## SUPPLIED MATERIAL
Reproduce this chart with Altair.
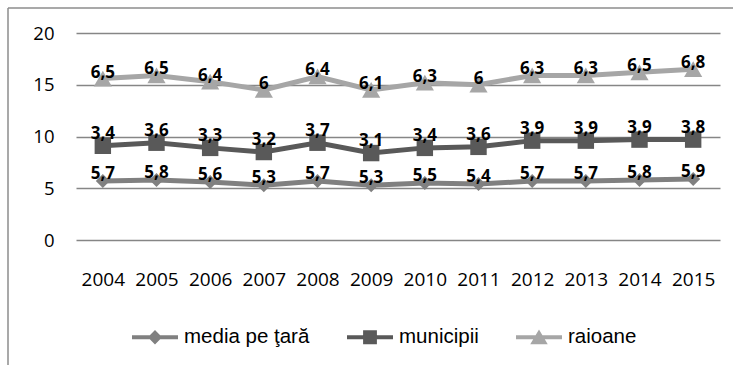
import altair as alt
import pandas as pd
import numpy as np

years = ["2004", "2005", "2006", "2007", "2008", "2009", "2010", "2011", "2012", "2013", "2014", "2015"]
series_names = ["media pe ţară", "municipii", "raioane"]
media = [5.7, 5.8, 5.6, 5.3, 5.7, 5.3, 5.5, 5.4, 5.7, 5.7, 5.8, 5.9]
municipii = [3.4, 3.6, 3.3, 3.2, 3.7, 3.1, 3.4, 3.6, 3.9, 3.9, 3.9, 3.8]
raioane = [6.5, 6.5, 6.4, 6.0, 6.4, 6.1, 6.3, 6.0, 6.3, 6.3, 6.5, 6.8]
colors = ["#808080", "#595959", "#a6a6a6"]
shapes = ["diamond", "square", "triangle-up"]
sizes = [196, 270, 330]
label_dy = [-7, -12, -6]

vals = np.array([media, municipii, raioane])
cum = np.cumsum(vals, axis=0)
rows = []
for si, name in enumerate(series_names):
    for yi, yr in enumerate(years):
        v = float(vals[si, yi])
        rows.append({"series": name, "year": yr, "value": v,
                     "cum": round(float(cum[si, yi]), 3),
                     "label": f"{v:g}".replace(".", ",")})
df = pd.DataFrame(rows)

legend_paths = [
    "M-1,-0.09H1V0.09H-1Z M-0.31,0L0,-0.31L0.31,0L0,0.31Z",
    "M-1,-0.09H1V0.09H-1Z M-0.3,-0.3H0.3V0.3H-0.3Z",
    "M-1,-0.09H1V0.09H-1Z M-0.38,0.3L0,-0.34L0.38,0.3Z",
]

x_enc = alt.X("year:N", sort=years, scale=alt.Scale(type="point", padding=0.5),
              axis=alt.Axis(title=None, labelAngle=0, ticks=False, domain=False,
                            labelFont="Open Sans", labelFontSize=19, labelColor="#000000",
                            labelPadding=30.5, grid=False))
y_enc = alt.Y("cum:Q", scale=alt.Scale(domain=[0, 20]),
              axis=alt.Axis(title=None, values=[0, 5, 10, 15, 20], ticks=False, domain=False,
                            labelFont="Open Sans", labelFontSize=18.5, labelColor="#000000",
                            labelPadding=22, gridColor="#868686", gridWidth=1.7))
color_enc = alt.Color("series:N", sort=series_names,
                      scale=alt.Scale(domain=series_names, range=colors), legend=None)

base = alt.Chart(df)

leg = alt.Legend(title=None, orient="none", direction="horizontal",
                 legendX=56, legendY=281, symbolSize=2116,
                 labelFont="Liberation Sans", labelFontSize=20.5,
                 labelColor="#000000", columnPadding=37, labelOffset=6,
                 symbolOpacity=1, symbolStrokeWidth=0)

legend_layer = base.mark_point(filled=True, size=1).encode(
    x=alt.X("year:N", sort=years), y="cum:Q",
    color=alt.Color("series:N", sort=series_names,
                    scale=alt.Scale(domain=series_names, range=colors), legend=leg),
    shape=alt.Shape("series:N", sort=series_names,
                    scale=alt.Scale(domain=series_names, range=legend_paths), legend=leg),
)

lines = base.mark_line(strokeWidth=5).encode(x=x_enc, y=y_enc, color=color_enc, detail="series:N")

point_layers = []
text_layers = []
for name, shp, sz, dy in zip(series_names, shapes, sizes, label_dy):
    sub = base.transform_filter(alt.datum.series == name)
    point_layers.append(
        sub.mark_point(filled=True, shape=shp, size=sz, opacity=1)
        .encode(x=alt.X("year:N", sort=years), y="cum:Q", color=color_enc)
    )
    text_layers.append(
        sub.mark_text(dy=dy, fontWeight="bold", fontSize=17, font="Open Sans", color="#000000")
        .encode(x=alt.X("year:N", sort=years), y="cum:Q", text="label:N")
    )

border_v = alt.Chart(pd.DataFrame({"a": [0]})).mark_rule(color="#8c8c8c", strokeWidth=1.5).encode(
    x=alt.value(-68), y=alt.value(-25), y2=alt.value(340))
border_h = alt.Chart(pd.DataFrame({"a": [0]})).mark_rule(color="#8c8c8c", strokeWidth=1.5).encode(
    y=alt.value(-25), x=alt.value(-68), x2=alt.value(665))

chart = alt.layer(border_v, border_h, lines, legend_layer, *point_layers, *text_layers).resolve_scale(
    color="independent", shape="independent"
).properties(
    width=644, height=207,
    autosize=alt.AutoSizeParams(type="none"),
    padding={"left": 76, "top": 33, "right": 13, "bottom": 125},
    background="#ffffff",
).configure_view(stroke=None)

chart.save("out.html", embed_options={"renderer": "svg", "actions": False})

## PROBLEM DESCRIPTION
Omit the pictures, and quote the material above exactly as given.

## ANSWER TO THIS PROBLEM
Reproduce this chart with Altair.
import altair as alt
import pandas as pd
import numpy as np

years = ["2004", "2005", "2006", "2007", "2008", "2009", "2010", "2011", "2012", "2013", "2014", "2015"]
series_names = ["media pe ţară", "municipii", "raioane"]
media = [5.7, 5.8, 5.6, 5.3, 5.7, 5.3, 5.5, 5.4, 5.7, 5.7, 5.8, 5.9]
municipii = [3.4, 3.6, 3.3, 3.2, 3.7, 3.1, 3.4, 3.6, 3.9, 3.9, 3.9, 3.8]
raioane = [6.5, 6.5, 6.4, 6.0, 6.4, 6.1, 6.3, 6.0, 6.3, 6.3, 6.5, 6.8]
colors = ["#808080", "#595959", "#a6a6a6"]
shapes = ["diamond", "square", "triangle-up"]
sizes = [196, 270, 330]
label_dy = [-7, -12, -6]

vals = np.array([media, municipii, raioane])
cum = np.cumsum(vals, axis=0)
rows = []
for si, name in enumerate(series_names):
    for yi, yr in enumerate(years):
        v = float(vals[si, yi])
        rows.append({"series": name, "year": yr, "value": v,
                     "cum": round(float(cum[si, yi]), 3),
                     "label": f"{v:g}".replace(".", ",")})
df = pd.DataFrame(rows)

legend_paths = [
    "M-1,-0.09H1V0.09H-1Z M-0.31,0L0,-0.31L0.31,0L0,0.31Z",
    "M-1,-0.09H1V0.09H-1Z M-0.3,-0.3H0.3V0.3H-0.3Z",
    "M-1,-0.09H1V0.09H-1Z M-0.38,0.3L0,-0.34L0.38,0.3Z",
]

x_enc = alt.X("year:N", sort=years, scale=alt.Scale(type="point", padding=0.5),
              axis=alt.Axis(title=None, labelAngle=0, ticks=False, domain=False,
                            labelFont="Open Sans", labelFontSize=19, labelColor="#000000",
                            labelPadding=30.5, grid=False))
y_enc = alt.Y("cum:Q", scale=alt.Scale(domain=[0, 20]),
              axis=alt.Axis(title=None, values=[0, 5, 10, 15, 20], ticks=False, domain=False,
                            labelFont="Open Sans", labelFontSize=18.5, labelColor="#000000",
                            labelPadding=22, gridColor="#868686", gridWidth=1.7))
color_enc = alt.Color("series:N", sort=series_names,
                      scale=alt.Scale(domain=series_names, range=colors), legend=None)

base = alt.Chart(df)

leg = alt.Legend(title=None, orient="none", direction="horizontal",
                 legendX=56, legendY=281, symbolSize=2116,
                 labelFont="Liberation Sans", labelFontSize=20.5,
                 labelColor="#000000", columnPadding=37, labelOffset=6,
                 symbolOpacity=1, symbolStrokeWidth=0)

legend_layer = base.mark_point(filled=True, size=1).encode(
    x=alt.X("year:N", sort=years), y="cum:Q",
    color=alt.Color("series:N", sort=series_names,
                    scale=alt.Scale(domain=series_names, range=colors), legend=leg),
    shape=alt.Shape("series:N", sort=series_names,
                    scale=alt.Scale(domain=series_names, range=legend_paths), legend=leg),
)

lines = base.mark_line(strokeWidth=5).encode(x=x_enc, y=y_enc, color=color_enc, detail="series:N")

point_layers = []
text_layers = []
for name, shp, sz, dy in zip(series_names, shapes, sizes, label_dy):
    sub = base.transform_filter(alt.datum.series == name)
    point_layers.append(
        sub.mark_point(filled=True, shape=shp, size=sz, opacity=1)
        .encode(x=alt.X("year:N", sort=years), y="cum:Q", color=color_enc)
    )
    text_layers.append(
        sub.mark_text(dy=dy, fontWeight="bold", fontSize=17, font="Open Sans", color="#000000")
        .encode(x=alt.X("year:N", sort=years), y="cum:Q", text="label:N")
    )

border_v = alt.Chart(pd.DataFrame({"a": [0]})).mark_rule(color="#8c8c8c", strokeWidth=1.5).encode(
    x=alt.value(-68), y=alt.value(-25), y2=alt.value(340))
border_h = alt.Chart(pd.DataFrame({"a": [0]})).mark_rule(color="#8c8c8c", strokeWidth=1.5).encode(
    y=alt.value(-25), x=alt.value(-68), x2=alt.value(665))

chart = alt.layer(border_v, border_h, lines, legend_layer, *point_layers, *text_layers).resolve_scale(
    color="independent", shape="independent"
).properties(
    width=644, height=207,
    autosize=alt.AutoSizeParams(type="none"),
    padding={"left": 76, "top": 33, "right": 13, "bottom": 125},
    background="#ffffff",
).configure_view(stroke=None)

chart.save("out.html", embed_options={"renderer": "svg", "actions": False})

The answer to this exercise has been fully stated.